Tetraiodonickelate is a complex ion of nickel with four iodide atoms [NiI4]2− arranged in a tetrahedron. [NiI4]2− is red in solution.  This colour is due to absorption around 530 nm and below 450 nm. Maximum light transmission is around 620 nm, which is red. A broad weak absorption in the near infrared is at 740 nm. The magnetic moment is anomalously low.

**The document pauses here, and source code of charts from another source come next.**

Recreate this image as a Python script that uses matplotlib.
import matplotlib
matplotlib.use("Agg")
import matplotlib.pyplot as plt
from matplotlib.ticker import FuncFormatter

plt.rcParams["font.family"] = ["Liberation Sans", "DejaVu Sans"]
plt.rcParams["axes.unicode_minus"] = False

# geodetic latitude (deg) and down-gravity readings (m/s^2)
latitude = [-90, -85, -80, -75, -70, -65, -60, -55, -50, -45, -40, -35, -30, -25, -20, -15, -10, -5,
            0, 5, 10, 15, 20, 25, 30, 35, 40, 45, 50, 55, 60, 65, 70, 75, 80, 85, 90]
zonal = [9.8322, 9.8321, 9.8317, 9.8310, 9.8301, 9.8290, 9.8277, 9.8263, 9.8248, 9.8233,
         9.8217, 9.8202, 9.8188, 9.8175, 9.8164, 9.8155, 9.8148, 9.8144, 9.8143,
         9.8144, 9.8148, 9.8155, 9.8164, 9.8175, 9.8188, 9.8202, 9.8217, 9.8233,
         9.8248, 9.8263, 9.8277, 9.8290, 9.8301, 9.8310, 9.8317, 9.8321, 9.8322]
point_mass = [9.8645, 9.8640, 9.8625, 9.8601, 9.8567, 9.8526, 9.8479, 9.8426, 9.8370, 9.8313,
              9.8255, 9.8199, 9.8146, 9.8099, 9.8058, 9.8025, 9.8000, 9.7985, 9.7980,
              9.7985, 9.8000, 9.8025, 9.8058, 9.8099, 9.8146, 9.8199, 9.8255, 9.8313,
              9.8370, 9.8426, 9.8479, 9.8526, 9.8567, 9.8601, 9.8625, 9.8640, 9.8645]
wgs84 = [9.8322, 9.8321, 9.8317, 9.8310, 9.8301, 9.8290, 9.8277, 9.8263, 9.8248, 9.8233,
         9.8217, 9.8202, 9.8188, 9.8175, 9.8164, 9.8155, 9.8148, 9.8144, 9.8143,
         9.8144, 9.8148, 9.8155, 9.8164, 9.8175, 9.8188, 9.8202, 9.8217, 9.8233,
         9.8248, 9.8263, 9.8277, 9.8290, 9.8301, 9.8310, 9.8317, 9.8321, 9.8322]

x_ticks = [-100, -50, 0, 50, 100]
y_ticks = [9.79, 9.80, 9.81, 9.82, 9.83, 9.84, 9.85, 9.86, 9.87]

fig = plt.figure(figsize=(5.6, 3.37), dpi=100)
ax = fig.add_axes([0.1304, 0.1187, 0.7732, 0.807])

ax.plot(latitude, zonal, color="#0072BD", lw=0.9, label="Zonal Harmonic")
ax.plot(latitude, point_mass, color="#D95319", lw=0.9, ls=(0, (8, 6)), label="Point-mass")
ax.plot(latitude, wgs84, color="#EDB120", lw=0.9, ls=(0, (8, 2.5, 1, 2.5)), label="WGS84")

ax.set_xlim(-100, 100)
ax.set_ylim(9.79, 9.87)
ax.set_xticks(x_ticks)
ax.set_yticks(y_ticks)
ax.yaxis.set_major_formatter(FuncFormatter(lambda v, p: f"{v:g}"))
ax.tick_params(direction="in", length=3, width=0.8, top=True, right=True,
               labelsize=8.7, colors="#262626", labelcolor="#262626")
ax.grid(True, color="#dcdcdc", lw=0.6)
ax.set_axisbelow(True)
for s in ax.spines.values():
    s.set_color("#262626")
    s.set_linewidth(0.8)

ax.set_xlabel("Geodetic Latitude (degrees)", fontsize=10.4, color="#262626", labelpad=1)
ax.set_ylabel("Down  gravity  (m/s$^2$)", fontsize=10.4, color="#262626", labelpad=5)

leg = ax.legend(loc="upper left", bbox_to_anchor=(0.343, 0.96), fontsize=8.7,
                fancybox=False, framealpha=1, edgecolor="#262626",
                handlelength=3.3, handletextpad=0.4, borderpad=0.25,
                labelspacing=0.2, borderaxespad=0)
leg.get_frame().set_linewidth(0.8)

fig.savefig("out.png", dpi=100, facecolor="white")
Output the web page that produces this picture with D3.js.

A mixture of lithium iodide and nickel iodide in water or methanol can partition NiI42− ions into a cyclohexane-amine mixture.  The solution formed is blood red.

History
Already in 1909 Cambi had noticed that a mixture of nickel iodide and sodium iodide dissolved in acetone has a red colour.  This red colour was due to the presence of tetraiodonickelate.

Salts
Bis-triphenylmethylarsonium tetraiodoronickelate [(C6H5)3CH3As]2NiI4 is red in colour. It can be made from triphenylmethylarsonium iodide and nickel iodide in hot ethanol. The red flakes that precipitate must be filtered before the alcohol cools, else the compound decomposes.

Bis(tetraethylammonium) tetraiodonickelate has a molecular weight of 826.8135 and a CAS number of 13927-28-1.

1,2,6-trimethyl-pyrazinium-tetraiodonickelate has CAS 88227-96-7.